* Start Given data *

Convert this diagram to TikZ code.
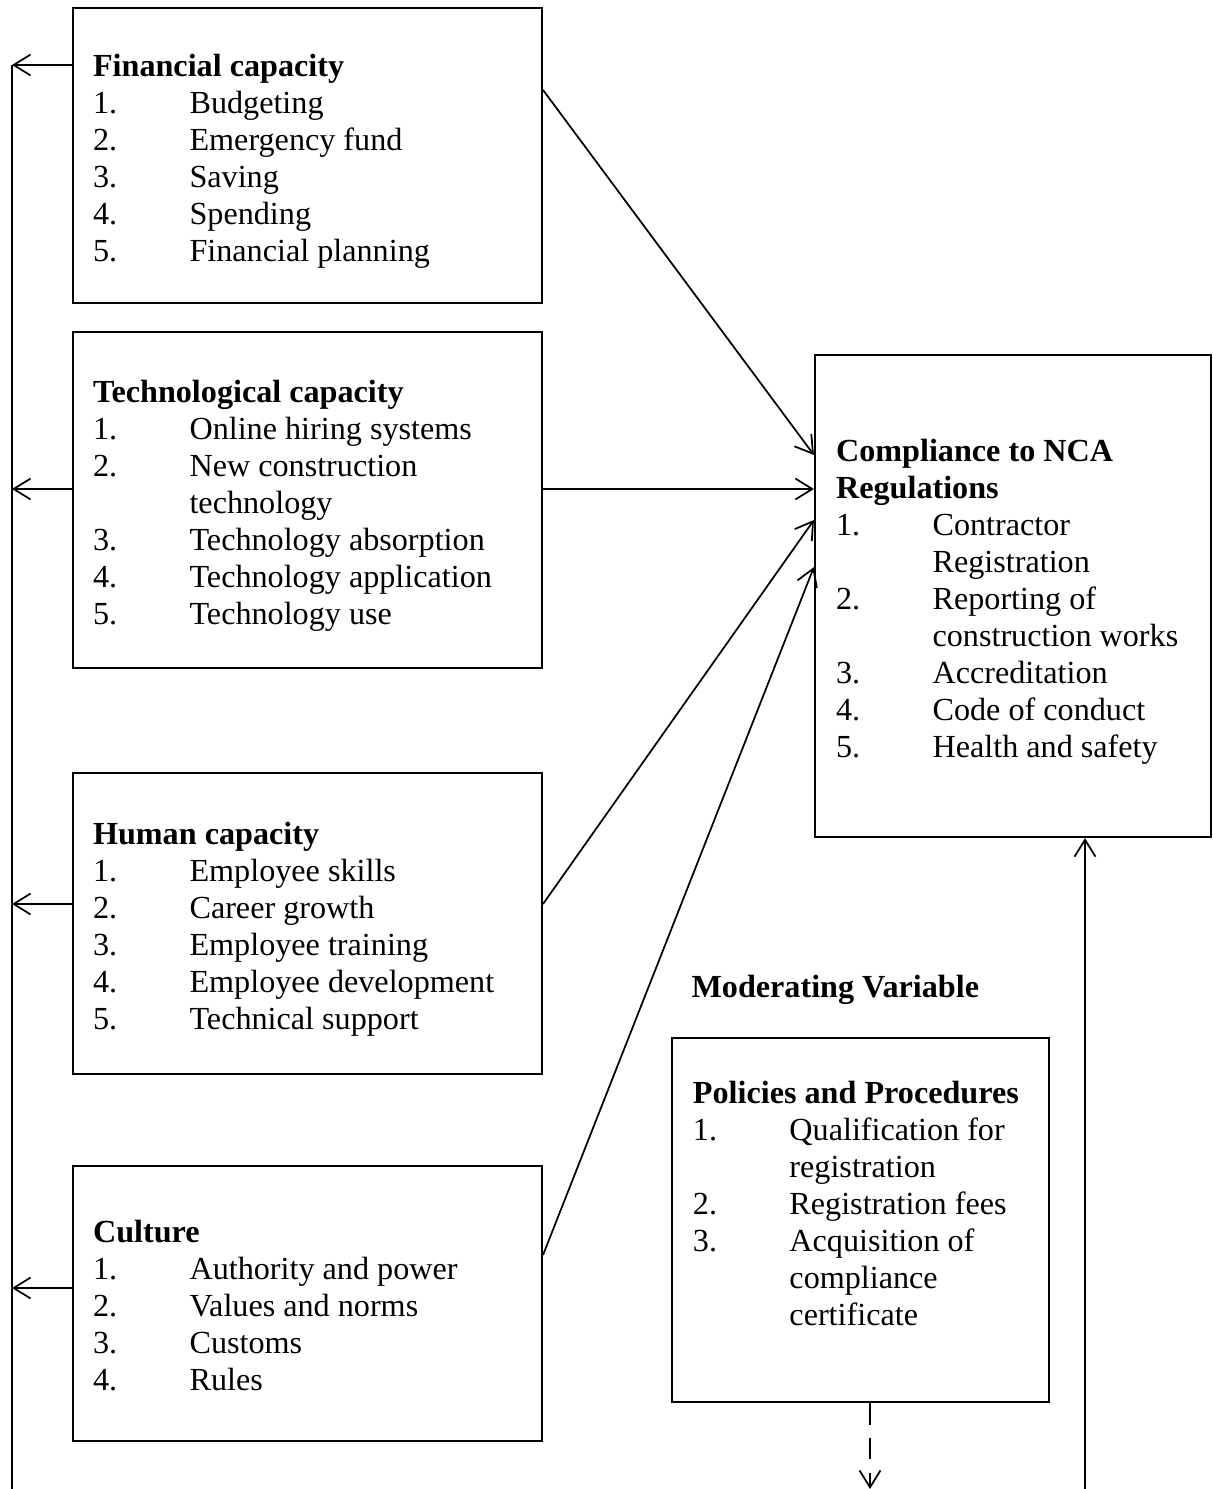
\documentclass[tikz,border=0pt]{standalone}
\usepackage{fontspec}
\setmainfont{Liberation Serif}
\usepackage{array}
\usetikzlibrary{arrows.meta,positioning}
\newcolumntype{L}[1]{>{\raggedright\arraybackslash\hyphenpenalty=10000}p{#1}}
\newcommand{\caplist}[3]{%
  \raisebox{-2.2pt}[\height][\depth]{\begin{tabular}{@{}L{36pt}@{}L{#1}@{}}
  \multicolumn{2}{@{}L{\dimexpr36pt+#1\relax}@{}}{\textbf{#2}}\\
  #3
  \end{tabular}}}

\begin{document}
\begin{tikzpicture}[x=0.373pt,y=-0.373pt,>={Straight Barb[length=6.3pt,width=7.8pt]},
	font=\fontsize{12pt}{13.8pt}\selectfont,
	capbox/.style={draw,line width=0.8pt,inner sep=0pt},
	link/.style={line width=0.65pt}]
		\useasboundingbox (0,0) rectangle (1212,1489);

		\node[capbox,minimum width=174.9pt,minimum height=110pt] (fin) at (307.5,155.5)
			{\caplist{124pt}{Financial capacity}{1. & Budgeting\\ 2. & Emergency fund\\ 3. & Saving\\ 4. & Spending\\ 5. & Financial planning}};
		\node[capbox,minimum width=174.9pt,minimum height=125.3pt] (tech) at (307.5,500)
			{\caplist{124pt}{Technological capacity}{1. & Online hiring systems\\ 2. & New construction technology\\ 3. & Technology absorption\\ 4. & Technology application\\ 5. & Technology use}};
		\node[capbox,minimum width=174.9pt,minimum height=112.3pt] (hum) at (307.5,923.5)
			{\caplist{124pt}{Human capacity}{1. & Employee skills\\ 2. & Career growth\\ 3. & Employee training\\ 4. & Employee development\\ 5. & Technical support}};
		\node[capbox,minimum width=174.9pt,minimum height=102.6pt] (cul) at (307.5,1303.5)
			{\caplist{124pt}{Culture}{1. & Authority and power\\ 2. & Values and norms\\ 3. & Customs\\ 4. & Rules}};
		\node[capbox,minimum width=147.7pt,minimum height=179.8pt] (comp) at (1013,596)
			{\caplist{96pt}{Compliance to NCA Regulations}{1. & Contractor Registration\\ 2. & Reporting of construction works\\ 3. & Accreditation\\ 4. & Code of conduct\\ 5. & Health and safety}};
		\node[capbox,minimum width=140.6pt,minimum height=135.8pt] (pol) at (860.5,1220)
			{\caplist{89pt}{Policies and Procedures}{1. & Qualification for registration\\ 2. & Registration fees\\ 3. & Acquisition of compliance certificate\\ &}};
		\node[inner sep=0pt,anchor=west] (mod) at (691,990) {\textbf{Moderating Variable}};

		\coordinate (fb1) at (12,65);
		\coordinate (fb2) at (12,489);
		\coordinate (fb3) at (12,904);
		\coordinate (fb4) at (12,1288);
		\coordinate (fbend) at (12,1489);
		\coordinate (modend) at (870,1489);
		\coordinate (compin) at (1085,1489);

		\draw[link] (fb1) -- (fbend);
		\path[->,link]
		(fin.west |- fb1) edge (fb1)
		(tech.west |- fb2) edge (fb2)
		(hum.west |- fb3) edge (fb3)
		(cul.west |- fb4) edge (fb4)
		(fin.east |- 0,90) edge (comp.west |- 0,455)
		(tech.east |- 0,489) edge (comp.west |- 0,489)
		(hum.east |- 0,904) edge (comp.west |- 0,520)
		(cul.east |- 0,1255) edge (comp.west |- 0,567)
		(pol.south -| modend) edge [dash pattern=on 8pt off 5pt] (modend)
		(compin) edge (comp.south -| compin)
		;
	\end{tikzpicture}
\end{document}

* End Given data *

* _What you will do_:
Leave out the pictures and restate, word for word, the lines from the top of the data through the line containing "(0,0) rectangle (1212,1489);", both included.

* _The answer_:
Convert this diagram to TikZ code.
\documentclass[tikz,border=0pt]{standalone}
\usepackage{fontspec}
\setmainfont{Liberation Serif}
\usepackage{array}
\usetikzlibrary{arrows.meta,positioning}
\newcolumntype{L}[1]{>{\raggedright\arraybackslash\hyphenpenalty=10000}p{#1}}
\newcommand{\caplist}[3]{%
  \raisebox{-2.2pt}[\height][\depth]{\begin{tabular}{@{}L{36pt}@{}L{#1}@{}}
  \multicolumn{2}{@{}L{\dimexpr36pt+#1\relax}@{}}{\textbf{#2}}\\
  #3
  \end{tabular}}}

\begin{document}
\begin{tikzpicture}[x=0.373pt,y=-0.373pt,>={Straight Barb[length=6.3pt,width=7.8pt]},
	font=\fontsize{12pt}{13.8pt}\selectfont,
	capbox/.style={draw,line width=0.8pt,inner sep=0pt},
	link/.style={line width=0.65pt}]
		\useasboundingbox (0,0) rectangle (1212,1489);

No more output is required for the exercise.